** THE REQUEST **
Begin the copy with the line that contains "Give me the" and end it with the line that contains "const chart = echarts.init(document.getElementById('chart'));". Print these lines exactly and omit all pictures.
** begin INFORMATION SUPPLIED **
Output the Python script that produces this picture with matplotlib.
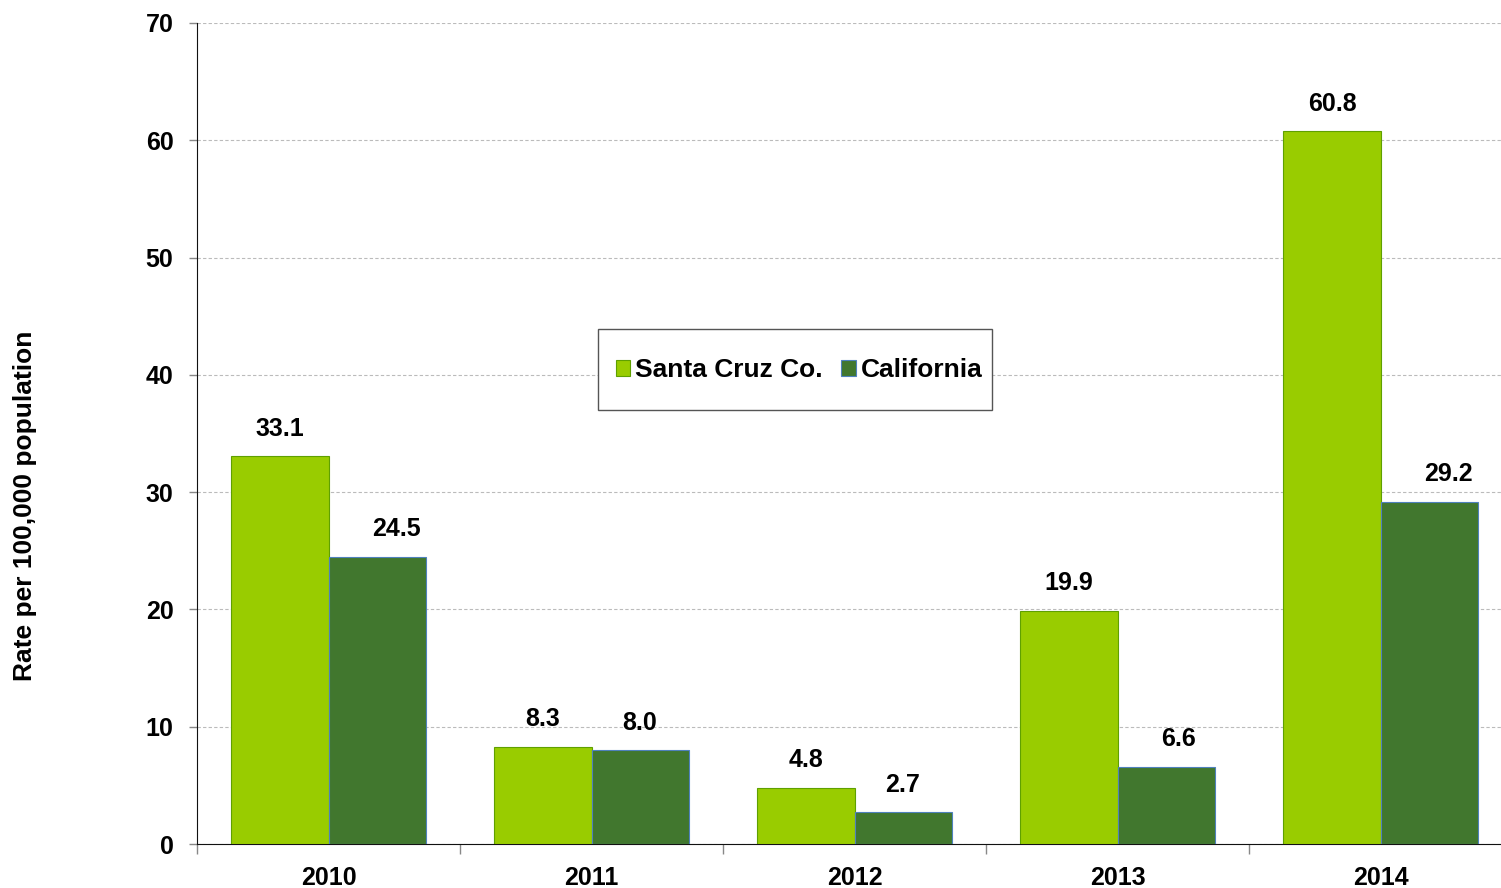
** end INFORMATION SUPPLIED **
** begin INFORMATION SUPPLIED **
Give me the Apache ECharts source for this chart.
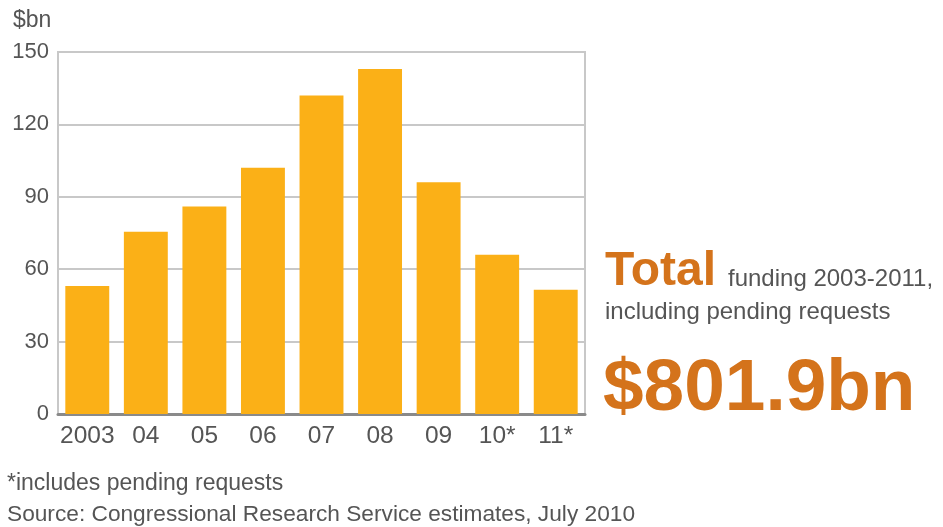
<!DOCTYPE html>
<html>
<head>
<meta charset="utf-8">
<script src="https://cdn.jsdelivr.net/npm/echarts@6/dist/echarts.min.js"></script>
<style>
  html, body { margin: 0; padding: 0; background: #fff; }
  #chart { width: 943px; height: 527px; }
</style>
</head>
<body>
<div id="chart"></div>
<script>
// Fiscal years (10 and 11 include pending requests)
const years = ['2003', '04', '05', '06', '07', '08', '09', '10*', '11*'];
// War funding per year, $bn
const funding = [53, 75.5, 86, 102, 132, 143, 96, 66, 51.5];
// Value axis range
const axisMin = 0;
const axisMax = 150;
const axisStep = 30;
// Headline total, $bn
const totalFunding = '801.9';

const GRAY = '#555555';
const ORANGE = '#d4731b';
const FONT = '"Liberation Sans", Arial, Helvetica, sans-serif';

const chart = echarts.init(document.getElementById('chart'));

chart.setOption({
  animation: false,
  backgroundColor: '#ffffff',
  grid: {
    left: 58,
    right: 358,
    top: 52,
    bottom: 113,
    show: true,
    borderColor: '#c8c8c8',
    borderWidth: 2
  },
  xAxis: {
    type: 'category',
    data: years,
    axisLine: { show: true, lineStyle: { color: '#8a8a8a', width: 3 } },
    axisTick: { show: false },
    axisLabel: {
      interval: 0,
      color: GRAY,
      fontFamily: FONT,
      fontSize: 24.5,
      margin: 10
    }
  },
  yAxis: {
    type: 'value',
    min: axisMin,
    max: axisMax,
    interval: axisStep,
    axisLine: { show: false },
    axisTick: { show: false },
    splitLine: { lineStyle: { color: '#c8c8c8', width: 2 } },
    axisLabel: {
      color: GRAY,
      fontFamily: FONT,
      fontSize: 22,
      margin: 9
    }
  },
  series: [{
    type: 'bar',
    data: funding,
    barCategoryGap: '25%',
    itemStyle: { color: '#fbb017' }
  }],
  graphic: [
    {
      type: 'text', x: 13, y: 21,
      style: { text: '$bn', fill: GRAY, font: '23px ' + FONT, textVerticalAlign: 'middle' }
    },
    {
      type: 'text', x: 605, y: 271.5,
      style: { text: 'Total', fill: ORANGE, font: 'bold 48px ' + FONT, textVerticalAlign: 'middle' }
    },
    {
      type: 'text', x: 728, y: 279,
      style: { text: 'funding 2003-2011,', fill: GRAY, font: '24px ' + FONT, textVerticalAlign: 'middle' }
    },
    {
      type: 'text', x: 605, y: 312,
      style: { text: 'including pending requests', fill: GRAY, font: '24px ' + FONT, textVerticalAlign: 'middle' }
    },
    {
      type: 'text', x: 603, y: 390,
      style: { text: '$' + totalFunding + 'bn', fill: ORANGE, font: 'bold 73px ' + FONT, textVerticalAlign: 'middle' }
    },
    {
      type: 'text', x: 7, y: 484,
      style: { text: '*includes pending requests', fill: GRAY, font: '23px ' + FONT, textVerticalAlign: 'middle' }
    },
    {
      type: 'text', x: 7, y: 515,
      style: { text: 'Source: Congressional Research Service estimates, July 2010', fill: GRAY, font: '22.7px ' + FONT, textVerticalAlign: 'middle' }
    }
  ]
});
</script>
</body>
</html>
** end INFORMATION SUPPLIED **
** PROBLEM SOLUTION **
Give me the Apache ECharts source for this chart.
<!DOCTYPE html>
<html>
<head>
<meta charset="utf-8">
<script src="https://cdn.jsdelivr.net/npm/echarts@6/dist/echarts.min.js"></script>
<style>
  html, body { margin: 0; padding: 0; background: #fff; }
  #chart { width: 943px; height: 527px; }
</style>
</head>
<body>
<div id="chart"></div>
<script>
// Fiscal years (10 and 11 include pending requests)
const years = ['2003', '04', '05', '06', '07', '08', '09', '10*', '11*'];
// War funding per year, $bn
const funding = [53, 75.5, 86, 102, 132, 143, 96, 66, 51.5];
// Value axis range
const axisMin = 0;
const axisMax = 150;
const axisStep = 30;
// Headline total, $bn
const totalFunding = '801.9';

const GRAY = '#555555';
const ORANGE = '#d4731b';
const FONT = '"Liberation Sans", Arial, Helvetica, sans-serif';

const chart = echarts.init(document.getElementById('chart'));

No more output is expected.